このノイズは低音が主成分であるため、先ほどのディエッサーとは逆に低音部分である60Hz以下辺りをイコライザ(音域ごとに音量差をつけ、バランスを調節するエフェクター)やフィルター(イコライザのように帯域を指定して音量を操作するのだが、バランスをとるのではなく、指定音域を削る目的のエフェクター)等で削ればいいことになる。

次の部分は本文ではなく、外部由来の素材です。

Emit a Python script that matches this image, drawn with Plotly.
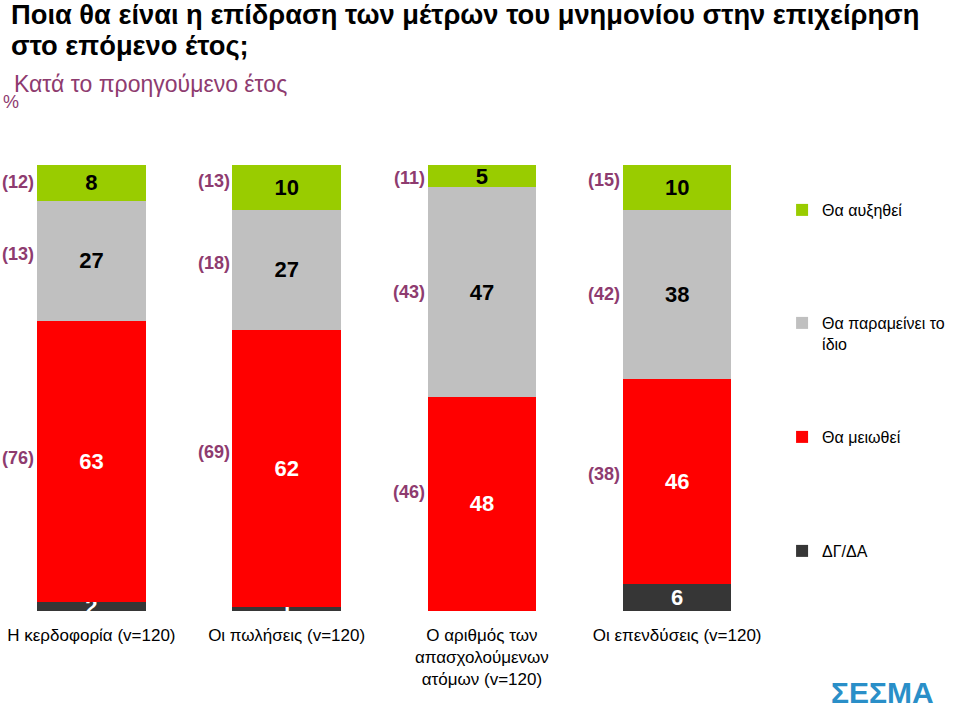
import plotly.graph_objects as go

categories = ["Η κερδοφορία (v=120)", "Οι πωλήσεις (v=120)",
              "Ο αριθμός των<br>απασχολούμενων<br>ατόμων (v=120)", "Οι επενδύσεις (v=120)"]
dk = [2, 1, 0, 6]          # ΔΓ/ΔΑ
decrease = [63, 62, 48, 46]  # Θα μειωθεί
same = [27, 27, 47, 38]      # Θα παραμείνει το ίδιο
increase = [8, 10, 5, 10]    # Θα αυξηθεί

prev_increase = [12, 13, 11, 15]
prev_same = [13, 18, 43, 42]
prev_decrease = [76, 69, 46, 38]

series = [
    ("ΔΓ/ΔΑ", dk, "#363636", "white", "legend4"),
    ("Θα μειωθεί", decrease, "#FF0000", "white", "legend3"),
    ("Θα παραμείνει το<br>ίδιο", same, "#C0C0C0", "black", "legend2"),
    ("Θα αυξηθεί", increase, "#99CC00", "black", "legend"),
]

FONT = "Liberation Sans, Arial, sans-serif"
PURPLE = "#8E3B6F"

fig = go.Figure()
xs = list(range(len(categories)))
for name, vals, color, tcolor, lg in series:
    fig.add_trace(go.Bar(
        x=xs, y=vals, name=name, marker=dict(color=color, line=dict(width=0)),
        width=0.555,
        text=[str(v) if v > 0 else "" for v in vals],
        textposition="inside", insidetextanchor="middle", textangle=0,
        textfont=dict(family=FONT, size=22, color=tcolor, weight="bold"),
        cliponaxis=True, legend=lg, hoverinfo="skip",
    ))

annotations = []
# previous-year labels at segment centres
yshift_inc = [1, 6, -2, 7]
yshift_same = [7, 7, 0, 0]
yshift_dec = [4, 16, 12, 8]
for i in xs:
    c_dec = dk[i] + decrease[i] / 2
    c_same = dk[i] + decrease[i] + same[i] / 2
    c_inc = dk[i] + decrease[i] + same[i] + increase[i] / 2
    for val, yc, ys in [(prev_increase[i], c_inc, yshift_inc[i]),
                        (prev_same[i], c_same, yshift_same[i]),
                        (prev_decrease[i], c_dec, yshift_dec[i])]:
        annotations.append(dict(
            x=i, y=yc, xref="x", yref="y", text=f"<b>({val})</b>", showarrow=False,
            xanchor="right", yanchor="middle", xshift=-55, yshift=ys,
            font=dict(family=FONT, size=18, color=PURPLE)))

# title (two lines) & subtitle
title_lines = ["Ποια θα είναι η επίδραση των μέτρων του μνημονίου στην επιχείρηση",
               "στο επόμενο έτος;"]
for line, ypx in zip(title_lines, [14, 45]):
    annotations.append(dict(
        x=9 / 959, y=1 - ypx / 724, xref="paper", yref="paper", xanchor="left",
        yanchor="middle", align="left", showarrow=False, text=f"<b>{line}</b>",
        font=dict(family=FONT, size=27.3, color="black")))
annotations.append(dict(
    x=12 / 959, y=1 - 84 / 724, xref="paper", yref="paper", xanchor="left", yanchor="middle",
    showarrow=False, text="Κατά το προηγούμενο έτος",
    font=dict(family=FONT, size=23, color=PURPLE)))
annotations.append(dict(
    x=1 / 959, y=1 - 102 / 724, xref="paper", yref="paper", xanchor="left", yanchor="middle",
    showarrow=False, text="%",
    font=dict(family=FONT, size=18, color=PURPLE)))
# logo approximation
annotations.append(dict(
    x=888 / 959, y=1 - 692 / 724, xref="paper", yref="paper", xanchor="center", yanchor="middle",
    showarrow=False, text="<b>ΣΕΣΜΑ</b>",
    font=dict(family=FONT, size=30, color="#2A8FC8")))

leg_common = dict(font=dict(family=FONT, size=16, color="black"), bgcolor="rgba(0,0,0,0)",
                  xanchor="left", yanchor="middle", x=787 / 959, itemclick=False,
                  itemdoubleclick=False, valign="top", tracegroupgap=0)

fig.update_layout(
    width=959, height=724,
    margin=dict(l=0, r=0, t=0, b=0),
    paper_bgcolor="white", plot_bgcolor="white",
    barmode="stack",
    showlegend=True,
    legend=dict(**leg_common, y=1 - 210 / 724),
    legend2=dict(**{**leg_common, "yanchor": "top"}, y=1 - 306 / 724),
    legend3=dict(**leg_common, y=1 - 437 / 724),
    legend4=dict(**leg_common, y=1 - 551 / 724),
    xaxis=dict(domain=[0, 760 / 959], range=[-0.468, 3.4], tickmode="array",
               tickvals=xs, ticktext=categories, showgrid=False, zeroline=False,
               showline=False, ticks="", ticklabelstandoff=12,
               tickfont=dict(family=FONT, size=17, color="black")),
    yaxis=dict(domain=[(724 - 611) / 724, (724 - 165) / 724], range=[0, 100],
               showgrid=False, zeroline=False, showline=False, showticklabels=False,
               ticks=""),
    uniformtext=dict(minsize=22, mode="show"),
    annotations=annotations,
)

fig.write_html("out.html")
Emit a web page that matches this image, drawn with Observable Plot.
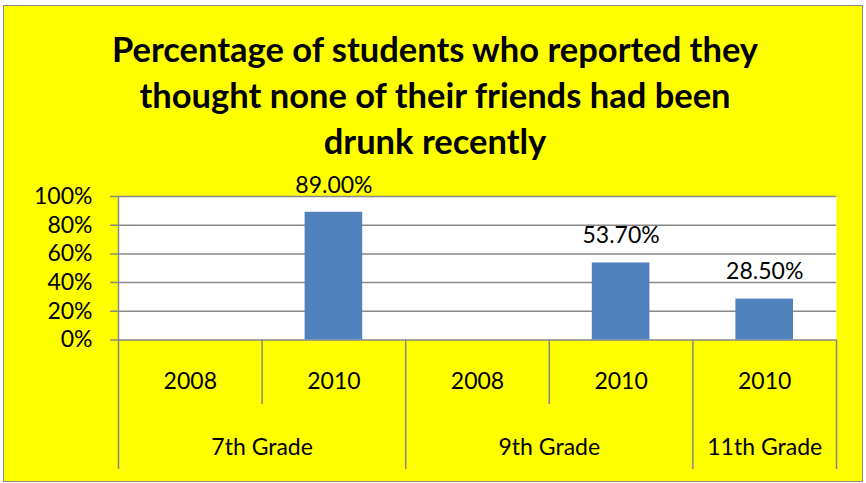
<!DOCTYPE html>
<html>
<head>
<meta charset="utf-8">
<script src="https://cdn.jsdelivr.net/npm/d3@7"></script>
<script src="https://cdn.jsdelivr.net/npm/@observablehq/plot@0.6"></script>
<style>
  html, body { margin: 0; padding: 0; background: #ffffff; }
  #page { position: relative; width: 866px; height: 483px; overflow: hidden; }
  #box { position: absolute; left: 3px; top: 5px; width: 860px; height: 477px; box-sizing: border-box;
         background: #ffff00; border: 1.5px solid #8a8a8a; }
  #title { position: absolute; left: 0; top: 26px; width: 870px; text-align: center;
           font-family: Lato, "Open Sans", sans-serif; font-weight: 700; font-size: 34.5px; line-height: 46px; color: #000; }
  #chart { position: absolute; left: 0; top: 170px; }
</style>
</head>
<body>
<div id="page">
  <div id="box"></div>
  <div id="title">Percentage of students who reported they<br>thought none of their friends had been<br>drunk recently</div>
  <div id="chart"></div>
</div>
<script>
// ---- data ----
const grades = ["7th Grade", "9th Grade", "11th Grade"];
const years = [["2008", "2010"], ["2008", "2010"], ["2010"]];
const values = [[null, 0.89], [null, 0.537], [0.285]];
const yTicks = [0, 0.2, 0.4, 0.6, 0.8, 1.0];

// build slot table
const slots = [];
const groups = [];
grades.forEach((g, gi) => {
  const start = slots.length;
  years[gi].forEach((yr, yi) => {
    slots.push({i: slots.length, grade: g, year: yr, value: values[gi][yi]});
  });
  groups.push({grade: g, start, end: slots.length});
});
const nSlots = slots.length;
const bars = slots.filter(d => d.value != null);

// boundaries
const outerBounds = [0, ...groups.map(g => g.end)];
const innerBounds = [];
groups.forEach(g => { for (let k = g.start + 1; k < g.end; k++) innerBounds.push(k); });

const gray = "#888888";
const font = "Lato, 'Open Sans', sans-serif";

const chart = Plot.plot({
  width: 866,
  height: 313,
  marginLeft: 118,
  marginRight: 30,
  marginTop: 26,
  marginBottom: 143.5,
  style: {background: "transparent", overflow: "visible", fontFamily: font, fontSize: "23px", color: "#000"},
  x: {type: "linear", domain: [0, nSlots], axis: null},
  y: {type: "linear", domain: [0, 1], axis: null},
  marks: [
    Plot.frame({fill: "white", stroke: null}),
    Plot.ruleY(yTicks, {stroke: gray, strokeWidth: 1.5, insetLeft: -8}),
    Plot.axisY({ticks: yTicks, tickFormat: d3.format(".0%"), tickSize: 0, tickPadding: 26, fontSize: 23, fill: "#000", label: null}),
    Plot.rectY(bars, {x1: d => d.i, x2: d => d.i + 1, y: "value", insetLeft: 43, insetRight: 43, fill: "#4F81BD"}),
    Plot.text(bars, {x: d => d.i + 0.5, y: "value", text: d => d3.format(".2%")(d.value), dy: -27, fontSize: 23, fill: "#000", lineAnchor: "middle"}),
    // left axis line extended down through category tiers
    Plot.ruleX(outerBounds.slice(0, 1), {stroke: gray, strokeWidth: 1.5, insetBottom: -129.5}),
    Plot.ruleX(outerBounds.slice(1), {y1: 0, y2: 0, stroke: gray, strokeWidth: 1.5, insetBottom: -129.5}),
    Plot.ruleX(innerBounds, {y1: 0, y2: 0, stroke: gray, strokeWidth: 1.5, insetBottom: -64.5}),
    Plot.text(slots, {x: d => d.i + 0.5, y: 0, text: "year", dy: 41.5, fontSize: 23, fill: "#000", lineAnchor: "middle"}),
    Plot.text(groups, {x: d => (d.start + d.end) / 2, y: 0, text: "grade", dy: 107.5, fontSize: 23, fill: "#000", lineAnchor: "middle"})
  ]
});
document.getElementById("chart").appendChild(chart);
</script>
</body>
</html>
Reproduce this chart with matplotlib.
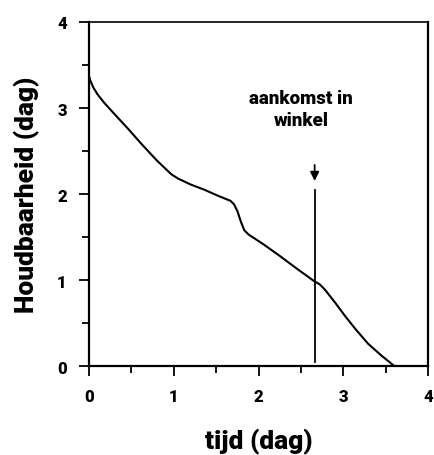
import numpy as np
import matplotlib
matplotlib.use("Agg")
import matplotlib.pyplot as plt

# houdbaarheid curve
tijd = [0.0, 0.02, 0.05, 0.1, 0.18, 0.3, 0.45, 0.63, 0.8, 0.97, 1.05, 1.2, 1.36, 1.52, 1.67, 1.71, 1.75, 1.79, 1.83, 1.88, 2.05, 2.25, 2.44, 2.65, 2.72, 2.78, 2.9, 3.02, 3.15, 3.29, 3.45, 3.60]
houdbaarheid = [3.37, 3.31, 3.24, 3.16, 3.06, 2.93, 2.77, 2.57, 2.39, 2.23, 2.18, 2.11, 2.05, 1.98, 1.92, 1.88, 1.80, 1.68, 1.58, 1.53, 1.42, 1.28, 1.14, 0.99, 0.95, 0.89, 0.74, 0.58, 0.42, 0.26, 0.12, 0.0]

# arrival in shop marker
aankomst_x = 2.66
aankomst_line = [0.05, 2.05]
aankomst_arrow = [2.37, 2.12]
aankomst_text = "aankomst in\nwinkel"

ticks = [0, 1, 2, 3, 4]
minor_ticks = [0.5, 1.5, 2.5, 3.5]

plt.rcParams["font.family"] = ["Roboto", "DejaVu Sans"]
plt.rcParams["font.weight"] = 900

fig = plt.figure(figsize=(4.35, 4.56), dpi=100)
ax = fig.add_axes([0.2046, 0.195, 0.78, 0.7546])

ax.plot(tijd, houdbaarheid, color="black", linewidth=1.5)
ax.plot([aankomst_x, aankomst_x], aankomst_line, color="black", linewidth=1.3)
ax.annotate("", xy=(aankomst_x, aankomst_arrow[1]), xytext=(aankomst_x, aankomst_arrow[0]),
            arrowprops=dict(arrowstyle="-|>", color="black", lw=1.3, mutation_scale=13))
ax.text(2.5, 2.99, aankomst_text, ha="center", va="center", fontsize=13.5,
        fontweight=900, linespacing=1.3)

ax.set_xlim(0, 4)
ax.set_ylim(0, 4)
ax.set_xticks(ticks)
ax.set_yticks(ticks)
ax.set_xticks(minor_ticks, minor=True)
ax.set_yticks(minor_ticks, minor=True)
ax.tick_params(which="both", direction="out", width=1.3, labelsize=12)
ax.tick_params(which="major", length=7)
ax.tick_params(which="minor", length=5)
ax.tick_params(axis="x", pad=9)
ax.tick_params(axis="y", pad=9)
for lbl in ax.get_xticklabels() + ax.get_yticklabels():
    lbl.set_fontweight(900)

for side in ["left", "bottom", "right"]:
    ax.spines[side].set_linewidth(1.6)
ax.spines["top"].set_linewidth(1.2)

ax.set_xlabel("tijd (dag)", fontsize=19, fontweight=900, labelpad=17)
ax.set_ylabel("Houdbaarheid (dag)", fontsize=19, fontweight=900, labelpad=12)

fig.savefig("out.png", dpi=100)
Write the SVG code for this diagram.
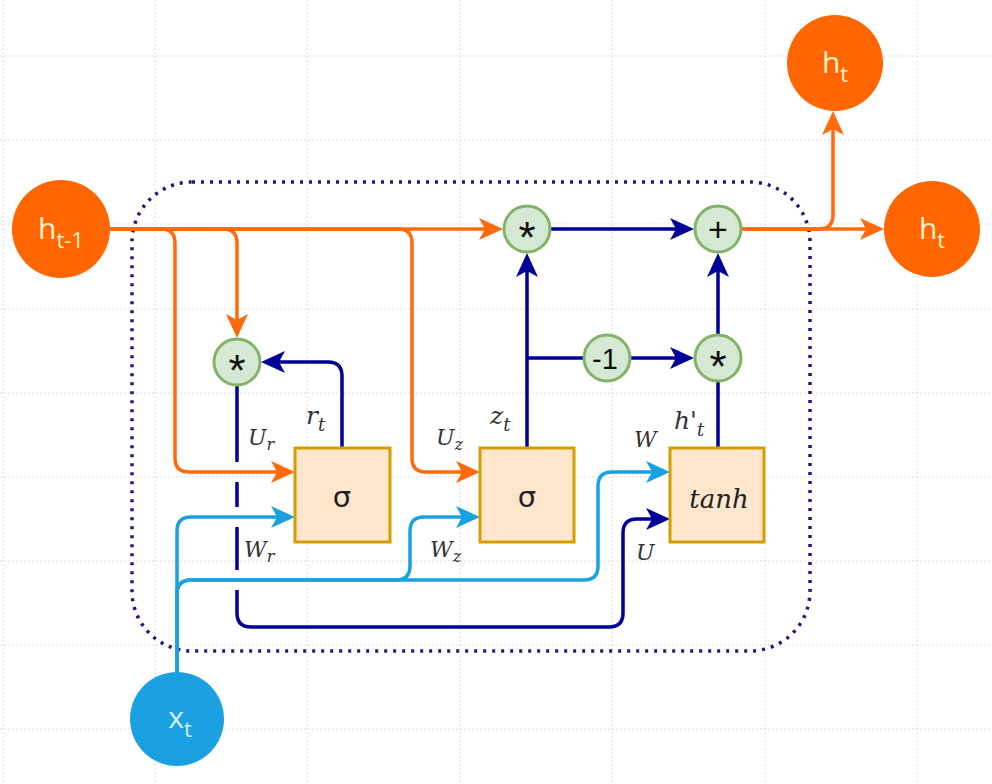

イコライザやフィルターを適用する場合は「エフェクト」メニューからフィルター、またはイコライザと名前の付いているものを選び、100Hz以下の部分をターゲットに音量を下げてやれば良い。フィルターであれば100Hz以下の帯域で曲線を下げてやればいいし、イコライザだったら100Hz以下の数字が書いてあるツマミを下げよう。パラメトリックイコライザはツマミではなく数値指定で設定を弄るので扱いが若干難しいが、慣れれば普通のイコライザ(グラフィックイコライザ)では設定ができない作用帯域幅などが弄れるのでオススメだ。

また、波形をグラフィカルに操作できるAuditionならではの方法として、波形の上で選範囲を作り、その部分の音量を下げるという操作も行える。

具体的には、選択範囲を作るツールで低音部分を選択し、「エフェクト」メニューから「振幅と圧縮」の中にある「振幅」等で単純に音量を下げてやる等の操作が行える。もちろん、「振幅」以外のエフェクターも選択範囲内だけに適用されるため、適宜、実際に再生しながら様々なエフェクターを試してみよう。

ただし、例によって「テンプレート」の中に「60Hzのハムノイズを除去」という項目があるので、迷ったら活用しよう。

最後の「環境ノイズ」は遠くで扇風機を回していたり、ずっと外で鳴っている雑音など、常に流れるノイズのことである。

このノイズの除去は普通のDAWソフトなどで除去しようとするとかなり厄介な問題で、決まった帯域も持っていないために、イコライザやフィルターでの調整も難しい。

だがAuditionには、他では見かけないほど高機能な環境ノイズリダクション機能が用意されている。

それらは「エフェクト」メニューの「ノイズリダクション/リストア」という項目の中に色々揃っているのだが、今回のケースで一番効果的なのが「ノイズリダクション(プロセス)」だろう。

このエフェクターを起動すると、まずノイズプリントを取得するように指示される(事前に「ノイズリダクション/リストア」の上にある「ノイズプリントをキャプチャ」で取得してもいい)。

そしたらウィンドウは開いたままにして、各種選択範囲を作るツールでノイズ部分(ノイズの帯域が良くわからない時は、人間の声が入っていない部分を縦全部選択すると良い)を選択し、ウィンドウ内の「ノイズプリントをキャプチャ」をクリックしよう。


ノイズキャプチャ後の画面。

これにより、Auditionが勝手にノイズの成分を理解してくれるので、音声データからその成分だけ引き算してくれる。後は削減率等の設定を実際に聴きながら調整することで、だいぶクリアな音質になるはずだ。

まとめ

今回も大分長丁場の記事になってしまったがいかがだったろうか?

制作者は内容に凝りすぎるあまり、視聴者のストレスを軽減する工程を飛ばしがちである。このブログに対してのブーメランになってしまうが。

今回説明した部分は音声を扱う上でも内容並みに大事な作業だと思うので、動画作品の持つクオリティを上げたいならば是非ともマスターしておこう。

次回は最後にあたる「特殊効果編」を紹介する予定だが、今回同様、公開はいつになるかも分からないので気長に待っていて欲しい。